On Wednesday, Mr Justice Owens awarded the bureau two-thirds of its legal costs. This reflected that the bureau “did not win everything” in its action, which he believed contained one improper element.

After Ms Fan submitted that she had proved certain matters, including her innocence, the judge said he has already made up his mind on the evidence. If she thinks he is wrong she can appeal.

Ms Fan said she was not happy with his judgment but she wanted to thank all of the High Court’s staff, who have been “really nice” to her.

Previous judgment

In his earlier judgment, Mr Justice Owens said Ms Fan had a “significant link” with 7A Henrietta Place in late 2012 when a grow house with 1,490 cannabis plants valued at €1.1 million was found to be operating from there.

She was a tenant of the property in 2012 and 2013 but when interviewed by gardaí in 2014 she claimed her business partner had put a sub-tenant in who was responsible for the operation, he said.
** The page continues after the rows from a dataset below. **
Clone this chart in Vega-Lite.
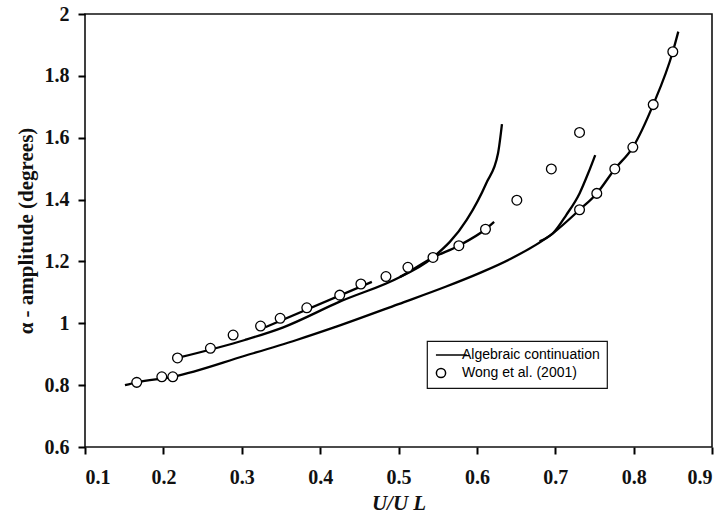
{
  "$schema": "https://vega.github.io/schema/vega-lite/v6.json",
  "width": 627,
  "height": 433,
  "autosize": {"type": "none"},
  "padding": {"left": 85, "top": 14, "right": 15, "bottom": 73},
  "background": "white",
  "config": {
    "view": {"stroke": "#111", "strokeWidth": 1.6, "fill": "transparent"},
    "axis": {
      "domain": false,
      "grid": false,
      "ticks": true,
      "tickColor": "#000",
      "tickWidth": 2,
      "tickSize": 7,
      "labelFont": "Liberation Serif",
      "labelFontWeight": "bold",
      "labelFontSize": 20,
      "labelColor": "#111",
      "titleFont": "Liberation Serif",
      "titleFontWeight": "bold",
      "titleFontSize": 21,
      "titleColor": "#111"
    },
    "legend": {"strokeColor": "#111", "strokeWidth": 1.2}
  },
  "datasets": {
    "curves": [
      {"curve": "A", "x": 0.151, "y": 0.800},
      {"curve": "A", "x": 0.166, "y": 0.809},
      {"curve": "A", "x": 0.212, "y": 0.827},
      {"curve": "A", "x": 0.304, "y": 0.895},
      {"curve": "A", "x": 0.370, "y": 0.946},
      {"curve": "A", "x": 0.416, "y": 0.985},
      {"curve": "A", "x": 0.500, "y": 1.062},
      {"curve": "A", "x": 0.560, "y": 1.118},
      {"curve": "A", "x": 0.604, "y": 1.163},
      {"curve": "A", "x": 0.642, "y": 1.207},
      {"curve": "A", "x": 0.697, "y": 1.291},
      {"curve": "A", "x": 0.731, "y": 1.367},
      {"curve": "A", "x": 0.753, "y": 1.420},
      {"curve": "A", "x": 0.776, "y": 1.499},
      {"curve": "A", "x": 0.799, "y": 1.569},
      {"curve": "A", "x": 0.825, "y": 1.707},
      {"curve": "A", "x": 0.850, "y": 1.878},
      {"curve": "A", "x": 0.857, "y": 1.943},
      {"curve": "B", "x": 0.218, "y": 0.888},
      {"curve": "B", "x": 0.304, "y": 0.946},
      {"curve": "B", "x": 0.353, "y": 0.987},
      {"curve": "B", "x": 0.425, "y": 1.070},
      {"curve": "B", "x": 0.502, "y": 1.150},
      {"curve": "B", "x": 0.544, "y": 1.213},
      {"curve": "B", "x": 0.577, "y": 1.251},
      {"curve": "B", "x": 0.611, "y": 1.304},
      {"curve": "B", "x": 0.622, "y": 1.328},
      {"curve": "C", "x": 0.502, "y": 1.150},
      {"curve": "C", "x": 0.544, "y": 1.213},
      {"curve": "C", "x": 0.587, "y": 1.334},
      {"curve": "C", "x": 0.612, "y": 1.453},
      {"curve": "C", "x": 0.627, "y": 1.550},
      {"curve": "C", "x": 0.632, "y": 1.644},
      {"curve": "D", "x": 0.330, "y": 0.987},
      {"curve": "D", "x": 0.466, "y": 1.134},
      {"curve": "E", "x": 0.680, "y": 1.265},
      {"curve": "E", "x": 0.697, "y": 1.291},
      {"curve": "E", "x": 0.714, "y": 1.350},
      {"curve": "E", "x": 0.731, "y": 1.420},
      {"curve": "E", "x": 0.742, "y": 1.485},
      {"curve": "E", "x": 0.751, "y": 1.544}
    ],
    "wong": [
      {"series": "Wong et al. (2001)", "x": 0.166, "y": 0.809},
      {"series": "Wong et al. (2001)", "x": 0.198, "y": 0.827},
      {"series": "Wong et al. (2001)", "x": 0.212, "y": 0.827},
      {"series": "Wong et al. (2001)", "x": 0.218, "y": 0.888},
      {"series": "Wong et al. (2001)", "x": 0.260, "y": 0.919},
      {"series": "Wong et al. (2001)", "x": 0.289, "y": 0.962},
      {"series": "Wong et al. (2001)", "x": 0.324, "y": 0.991},
      {"series": "Wong et al. (2001)", "x": 0.349, "y": 1.016},
      {"series": "Wong et al. (2001)", "x": 0.383, "y": 1.050},
      {"series": "Wong et al. (2001)", "x": 0.425, "y": 1.091},
      {"series": "Wong et al. (2001)", "x": 0.452, "y": 1.127},
      {"series": "Wong et al. (2001)", "x": 0.484, "y": 1.151},
      {"series": "Wong et al. (2001)", "x": 0.512, "y": 1.181},
      {"series": "Wong et al. (2001)", "x": 0.544, "y": 1.213},
      {"series": "Wong et al. (2001)", "x": 0.577, "y": 1.251},
      {"series": "Wong et al. (2001)", "x": 0.611, "y": 1.304},
      {"series": "Wong et al. (2001)", "x": 0.651, "y": 1.398},
      {"series": "Wong et al. (2001)", "x": 0.695, "y": 1.499},
      {"series": "Wong et al. (2001)", "x": 0.731, "y": 1.617},
      {"series": "Wong et al. (2001)", "x": 0.731, "y": 1.367},
      {"series": "Wong et al. (2001)", "x": 0.753, "y": 1.420},
      {"series": "Wong et al. (2001)", "x": 0.776, "y": 1.499},
      {"series": "Wong et al. (2001)", "x": 0.799, "y": 1.569},
      {"series": "Wong et al. (2001)", "x": 0.825, "y": 1.707},
      {"series": "Wong et al. (2001)", "x": 0.850, "y": 1.878}
    ]
  },
  "layer": [
    {
      "data": {"name": "curves"},
      "mark": {"type": "line", "color": "#000", "strokeWidth": 2.3, "interpolate": "monotone"},
      "encoding": {
        "x": {
          "field": "x", "type": "quantitative",
          "scale": {"domain": [0.1, 0.9], "nice": false, "zero": false},
          "axis": {
            "values": [0.1, 0.2, 0.3, 0.4, 0.5, 0.6, 0.7, 0.8, 0.9], "format": ".1f",
            "zindex": 1,
            "labelPadding": 13, "title": "U/U L", "titleFontStyle": "italic", "titlePadding": 5,
            "encode": {
              "ticks": {
                "update": {
                  "x": {"scale": "x", "field": "value"},
                  "y": {"value": 0},
                  "y2": {"value": -7},
                  "opacity": {"value": 1},
                  "stroke": {"value": "#000"},
                  "strokeWidth": {"value": 2}
                }
              }
            }
          }
        },
        "y": {
          "field": "y", "type": "quantitative",
          "scale": {"domain": [0.6, 2.0], "nice": false, "zero": false},
          "axis": {
            "values": [0.6, 0.8, 1.0, 1.2, 1.4, 1.6, 1.8, 2.0], "format": "~g",
            "zindex": 1,
            "labelPadding": 9, "title": "α - amplitude (degrees)", "titlePadding": 8,
            "encode": {
              "ticks": {
                "update": {
                  "y": {"scale": "y", "field": "value"},
                  "x": {"value": 0},
                  "x2": {"value": 7},
                  "opacity": {"value": 1},
                  "stroke": {"value": "#000"},
                  "strokeWidth": {"value": 2}
                }
              }
            }
          }
        },
        "detail": {"field": "curve"}
      }
    },
    {
      "data": {"name": "wong"},
      "mark": {"type": "point", "filled": true, "fill": "white", "stroke": "#000", "strokeWidth": 1.3, "size": 95, "opacity": 1},
      "encoding": {
        "x": {"field": "x", "type": "quantitative"},
        "y": {"field": "y", "type": "quantitative"},
        "shape": {
          "field": "series", "type": "nominal",
          "scale": {"domain": ["Algebraic continuation", "Wong et al. (2001)"], "range": ["M-1.1,0H5.6", "circle"]},
          "legend": {
            "title": null,
            "orient": "none",
            "legendX": 342,
            "legendY": 327,
            "direction": "vertical",
            "fillColor": "white",
            "padding": 7,
            "rowPadding": 3,
            "labelFont": "Liberation Sans",
            "labelFontSize": 14,
            "labelColor": "#000",
            "symbolSize": 85,
            "labelOffset": 14,
            "encode": {
              "symbols": {
                "update": {
                  "strokeWidth": {"signal": "datum.value === 'Algebraic continuation' ? 2.6 : 1.2"},
                  "stroke": {"value": "#000"},
                  "fill": {"value": "white"}
                }
              }
            }
          }
        }
      }
    }
  ]
}
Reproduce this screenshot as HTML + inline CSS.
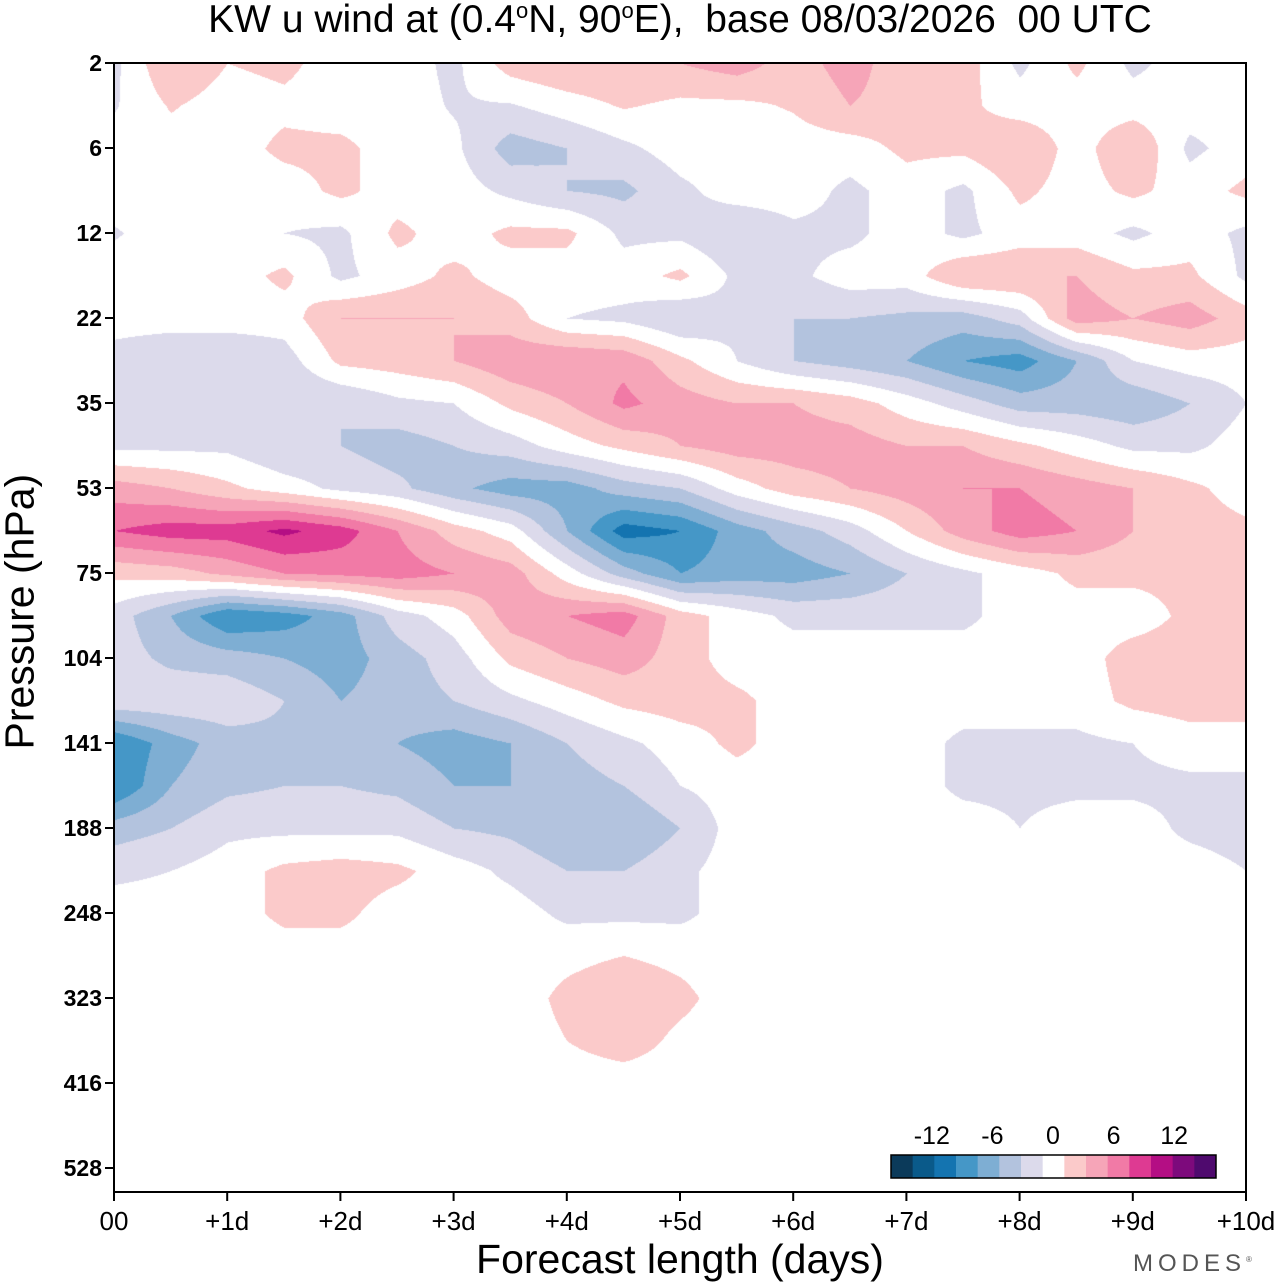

He found it hard to credit her evidence that she was unaware of what was going on upstairs at 7A.

He said she has a significant link with Mr Wang who was involved in money laundering and the commercial growing and distribution of cannabis in 2020.

Her regular lodgements to bank accounts of large sums in cash over the years were consistent with laundering of cash receipts from drug dealing and cash receipts from activities which involved tax evasion, the judge said.

He found to be “wildly improbable” her claim that the “vast sums” spent in Brown Thomas between 2016 and 2020 from two of her accounts were transactions on behalf of Chinese friends and tourists. He noted there were no tourists in Ireland for most of 2020 and that China was then in lockdown. 

It was probable that the money used to service these bank accounts originated in her Irish crime proceeds, he said.

However, he found some of the information the CAB relied on to link Ms Fan with criminality was “unconvincing”. This included its unsatisfactory proofs regarding the valuation of the 96 items of designer-label goods seized by gardaí in 2021. He accepted her assertion that some of these were valueless or were presents that should be returned.